The other potential performance issue I see is the conditional branch, which arranges that when the divison's remainder is equal to zero, the step of increasing the running total is skipped. As we've learned in our study of pipelining, conditional branches are difficult to execute efficiently.

Your goal is to design and carry out one or more additional experiments to illuminate what role each of these possibilities plays in the loop's performance on each of the two processors. How many cycles are attributable to the division? To the conditional branching? Is there any positive or negative synergy between the two, or do their incremental costs just add together?

In order to gain this insight, you will likely want to do timing runs with modified versions of the program. You can either modify at the C++ source level and recompile or modify the assembly version and just go through the second step of the compilation process (the one that does the assembling). Even if you work at the C++ source level, you should examine the looping portion of the assembly code to make sure you understand what the impact of your change is. I would be happy to consult with you as you plan what to do and as you work to understand the code and performance results.
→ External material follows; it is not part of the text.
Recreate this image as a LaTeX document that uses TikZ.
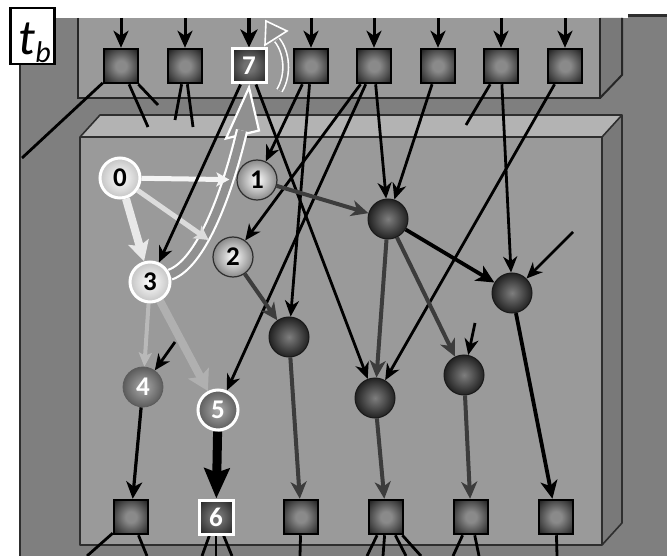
\documentclass[tikz,border=0pt]{standalone}
\usepackage{fontspec}
\setmainfont{Carlito}
\usetikzlibrary{arrows.meta,calc}
\pgfdeclarelayer{back}
\pgfdeclarelayer{light}
\pgfdeclarelayer{hollow}
\pgfdeclarelayer{edges}
\pgfsetlayers{back,hollow,light,edges,main}
\definecolor{outerbg}{HTML}{7F7F7F}
\definecolor{facecol}{HTML}{9A9A9A}
\definecolor{topcol}{HTML}{B3B3B3}
\definecolor{sidecol}{HTML}{797979}
\definecolor{boxline}{HTML}{2E2E2E}
\definecolor{sqin}{HTML}{8A8A8A}
\definecolor{sqout}{HTML}{222222}
\definecolor{sqwin}{HTML}{707070}
\definecolor{darkin}{HTML}{7E7E7E}
\definecolor{darkout}{HTML}{222222}
\definecolor{litout}{HTML}{8A8A8A}
\definecolor{paleout}{HTML}{C4C4C4}
\definecolor{midin}{HTML}{ABABAB}
\definecolor{midout}{HTML}{5C5C5C}
\definecolor{grayedge}{HTML}{3C3C3C}
\definecolor{hollowfill}{HTML}{909090}
\definecolor{wedge}{HTML}{F4F4F4}
\definecolor{wedgeb}{HTML}{DCDCDC}
\definecolor{ledge}{HTML}{B9B9B9}
\pgfdeclareradialshading{sqshade}{\pgfpoint{0bp}{0bp}}{color(0bp)=(sqin); color(8bp)=(sqin); color(34bp)=(sqout); color(50bp)=(sqout)}
\pgfdeclareradialshading{sqwshade}{\pgfpoint{0bp}{0bp}}{color(0bp)=(sqwin); color(8bp)=(sqwin); color(34bp)=(sqout); color(50bp)=(sqout)}
\newcommand{\numb}[1]{{\fontsize{27}{27}\selectfont\bfseries #1}}
\newcommand{\numw}[1]{{\fontsize{27}{27}\selectfont\bfseries\color{white}#1}}
\begin{document}
\begin{tikzpicture}[x=1pt,y=-1pt,
 sq/.style={rectangle, minimum size=34pt, inner sep=0pt, draw=black, line width=2.5pt, shade, shading=sqshade},
 sqw/.style={draw=white, line width=3pt, shading=sqwshade},
 nd/.style={circle, minimum size=40pt, inner sep=0pt},
 pale/.style={nd, draw=white, line width=3pt, inner color=white, outer color=paleout},
 lite/.style={nd, draw=boxline, line width=1.2pt, inner color=white, outer color=litout},
 mid/.style={nd, draw=midout, line width=0.8pt, inner color=midin, outer color=midout},
 midw/.style={nd, draw=white, line width=3pt, inner color=midin, outer color=midout},
 dk/.style={nd, draw=black!90, line width=1pt, inner color=darkin, outer color=darkout},
 ba/.style={draw=black, line width=2.8pt, -{Stealth[length=16pt,width=14pt,inset=5pt]}},
 ia/.style={draw=black, line width=3pt, -{Stealth[length=17pt,width=15pt,inset=5pt]}},
 ga/.style={draw=grayedge, line width=4pt, -{Stealth[length=17pt,width=16pt,inset=5pt]}},
 bt/.style={draw=black, line width=3.8pt, -{Stealth[length=18pt,width=17pt,inset=5pt]}},
 stub/.style={draw=black, line width=2.8pt},
 hollowshaft/.style={draw=white, double=hollowfill},
 hollowhead/.style={draw=white, fill=hollowfill, line join=miter},
]
\useasboundingbox (0,0) rectangle (667,556);
% ---------------- background boxes
\begin{pgfonlayer}{back}
\fill[white] (0,0) rectangle (667,556);
\fill[outerbg] (20,16) rectangle (667,556);
\fill[white] (0,0) rectangle (628,18);
\draw[boxline, line width=3pt] (628,16) -- (667,16);
\draw[boxline, line width=2pt] (20,18) -- (20,556);
% upper box
\fill[facecol] (78,18) rectangle (600,98);
\fill[sidecol] (600,18) -- (622,18) -- (622,75) -- (600,98) -- cycle;
\draw[black!85, line width=2pt] (78,18) -- (78,98) -- (600,98) -- (600,18);
\draw[black!85, line width=2pt] (600,98) -- (622,75) -- (622,18);
% main box
\fill[topcol] (80,137) -- (100,115) -- (622,115) -- (602,137) -- cycle;
\fill[sidecol] (602,137) -- (622,115) -- (622,523) -- (602,545) -- cycle;
\fill[facecol] (80,137) rectangle (602,545);
\draw[boxline, line width=1.6pt, line join=round] (80,137) -- (100,115) -- (622,115) -- (622,523) -- (602,545) -- (80,545) -- cycle;
\draw[boxline, line width=1.6pt] (80,137) -- (602,137) -- (602,545);
\draw[boxline, line width=1.6pt] (602,137) -- (622,115);
\end{pgfonlayer}
% ---------------- label
\node[draw=black, line width=2.5pt, fill=white, minimum width=44pt, minimum height=56pt, inner sep=0pt] (tb) at (32.5,36) {};
\node[anchor=base west, inner sep=0pt] (tbl) at (18,55) {\fontsize{50}{50}\selectfont\itshape t\kern0.5pt\raisebox{-8pt}{\fontsize{30}{30}\selectfont b}};
% ---------------- top squares
\node[sq] (s1) at (121,66) {};
\node[sq] (s2) at (185,66) {};
\node[sq,sqw] (s3) at (249,66) {\numw{7}};
\node[sq] (s4) at (311,66) {};
\node[sq] (s5) at (374,66) {};
\node[sq] (s6) at (438,66) {};
\node[sq] (s7) at (501,66) {};
\node[sq] (s8) at (565,66) {};
% ---------------- bottom squares
\node[sq] (b1) at (131,517) {};
\node[sq,sqw] (b2) at (216,517) {\numw{6}};
\node[sq] (b3) at (301,517) {};
\node[sq] (b4) at (386,517) {};
\node[sq] (b5) at (471,517) {};
\node[sq] (b6) at (556,517) {};
% ---------------- hidden nodes
\node[pale] (n0) at (120,178) {\numb{0}};
\node[lite] (n1) at (257,180) {\numb{1}};
\node[lite] (n2) at (233,257) {\numb{2}};
\node[pale] (n3) at (150,282) {\numb{3}};
\node[mid] (n4) at (143,387) {\numw{4}};
\node[midw] (n5) at (218,410) {\numw{5}};
\node[dk] (A) at (289,337) {};
\node[dk] (B) at (388,219) {};
\node[dk] (C) at (512,293) {};
\node[dk] (D) at (375,398) {};
\node[dk] (E) at (464,375) {};
% ---------------- free ends
\foreach \n/\x in {1/121,2/185,4/311,5/374,6/438,7/501,8/565} {\coordinate (i\n) at (\x,18);}
\coordinate (i3) at (249,18);
\coordinate (e1) at (22,158);
\coordinate (e2) at (148,127);
\coordinate (e3) at (158,105);
\coordinate (e4) at (175,120);
\coordinate (e5) at (193,127);
\coordinate (e6) at (466,125);
\coordinate (f4) at (175,342);
\coordinate (fE) at (475,323);
\coordinate (fC) at (573,232);
\coordinate (o1) at (87,556);
\coordinate (o2) at (147,556);
\coordinate (o3) at (202,556);
\coordinate (o4) at (216,556);
\coordinate (o5) at (232,556);
\coordinate (o6) at (300,556);
\coordinate (o7) at (367,556);
\coordinate (o8) at (383,556);
\coordinate (o9) at (406,556);
\coordinate (o10) at (421,556);
\coordinate (o11) at (453,556);
\coordinate (o12) at (479,556);
\coordinate (o13) at (557,556);
% ---------------- light arrows
\begin{pgfonlayer}{light}
\draw[wedge, line width=5pt, -{Stealth[length=13pt,width=14pt,inset=3pt]}, shorten >=7pt] (n0) -- (n1);
\draw[wedgeb, line width=5pt, -{Stealth[length=14pt,width=15pt,inset=3pt]}, shorten >=9pt] (n0) -- (n2);
\draw[wedge!90!gray, line width=8pt, -{Stealth[length=20pt,width=21pt,inset=4pt]}] (n0) -- (n3);
\draw[ledge, line width=4pt, -{Stealth[length=14pt,width=13pt,inset=3pt]}] (n3) -- (n4);
\draw[ledge!95!black, line width=8pt, -{Stealth[length=20pt,width=23pt,inset=4pt]}] (n3) -- (n5);
\end{pgfonlayer}
% ---------------- hollow arrows
\begin{pgfonlayer}{hollow}
\coordinate (ht) at ($(s3.south)+(0,3)$);
\fill[hollowfill] (ht) -- ($(ht)+(10,43)$) -- ($(ht)+(-23,51)$) -- cycle;
\draw[hollowhead, line width=2.2pt] (ht) -- ($(ht)+(10,43)$) -- ($(ht)+(-23,51)$) -- cycle;
\draw[hollowshaft, line width=2.2pt, double distance=8pt] (n3.20) .. controls (200,264) and (226,198) .. ($(ht)+(-7,43)$);
\coordinate (st) at ($(s3.south east)+(12,6)$);
\coordinate (sh) at (266,21);
\draw[hollowhead, line width=1.6pt] (sh) -- ($(sh)+(21,10)$) -- ($(sh)+(-1,24)$) -- cycle;
\draw[hollowshaft, line width=1.6pt, double distance=4pt] (st) .. controls (289,75) and (287,52) .. ($(sh)+(11,19)$);
\end{pgfonlayer}
% ---------------- edges
\begin{pgfonlayer}{edges}
\foreach \n in {1,2,4,5,6,7,8} {\draw[ia] (i\n) -- (s\n);}
\draw[draw=black, line width=4pt, -{Stealth[length=18pt,width=17pt,inset=5pt]}] (i3) -- (s3);
\draw[stub] (s1) -- (e1);
\draw[stub] (s1) -- (e2);
\draw[stub] (s1) -- (e3);
\draw[stub] (s2) -- (e4);
\draw[stub] (s2) -- (e5);
\draw[stub] (s7) -- (e6);
\draw[ba] (s3) -- (n3);
\draw[ba] (s3) -- (D);
\draw[ba] (s4) -- (n1);
\draw[ba] (s4) -- (A);
\draw[ba] (s5) -- (n2);
\draw[ba] (s5) -- (n5);
\draw[ba] (s5) -- (B);
\draw[ba] (s6) -- (B);
\draw[ba] (s7) -- (C);
\draw[ba] (s8) -- (D);
\draw[ba] (f4) -- (n4);
\draw[ba] (fE) -- (E);
\draw[ba] (fC) -- (C);
\draw[ga] (n1) -- (B);
\draw[ga] (n2) -- (A);
\draw[ga] (B) -- (D);
\draw[ga] (B) -- (E);
\draw[ga] (A) -- (b3);
\draw[ga] (D) -- (b4);
\draw[ga] (E) -- (b5);
\draw[bt] (B) -- (C);
\draw[bt] (C) -- (b6);
\draw[draw=black, line width=3.2pt, -{Stealth[length=17pt,width=16pt,inset=5pt]}] (n4) -- (b1);
\draw[draw=black, line width=9pt, -{Stealth[length=30pt,width=25pt,inset=4pt]}] (n5) -- (b2);
\draw[stub] (b1) -- (o1);
\draw[stub] (b1) -- (o2);
\draw[stub] (b2) -- (o3);
\draw[stub] (b2) -- (o4);
\draw[stub] (b2) -- (o5);
\draw[stub] (b3) -- (o6);
\draw[stub] (b4) -- (o7);
\draw[stub] (b4) -- (o8);
\draw[stub] (b4) -- (o9);
\draw[stub] (b4) -- (o10);
\draw[stub] (b5) -- (o11);
\draw[stub] (b5) -- (o12);
\draw[stub] (b6) -- (o13);
\end{pgfonlayer}
\end{tikzpicture}
\end{document}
Another kind of experiment you might find interesting, other than modifying the program, would be to use divisors other than 2. This will have two impacts. One is that it changes what fraction of the trips through the loop take the conditional branch around the addition versus what fraction go through the addition. The other less obious, but perhaps more interesting, effect is that the processor's attempts at branch prediction may work better for some divisors than for others. The increasing proportion of trips through the loop that do the addition should be a nice smooth change as you increase the divisor, whereas the branch prediction might suddenly break down at some point. Like other performance issues, this might also differ between the two processors.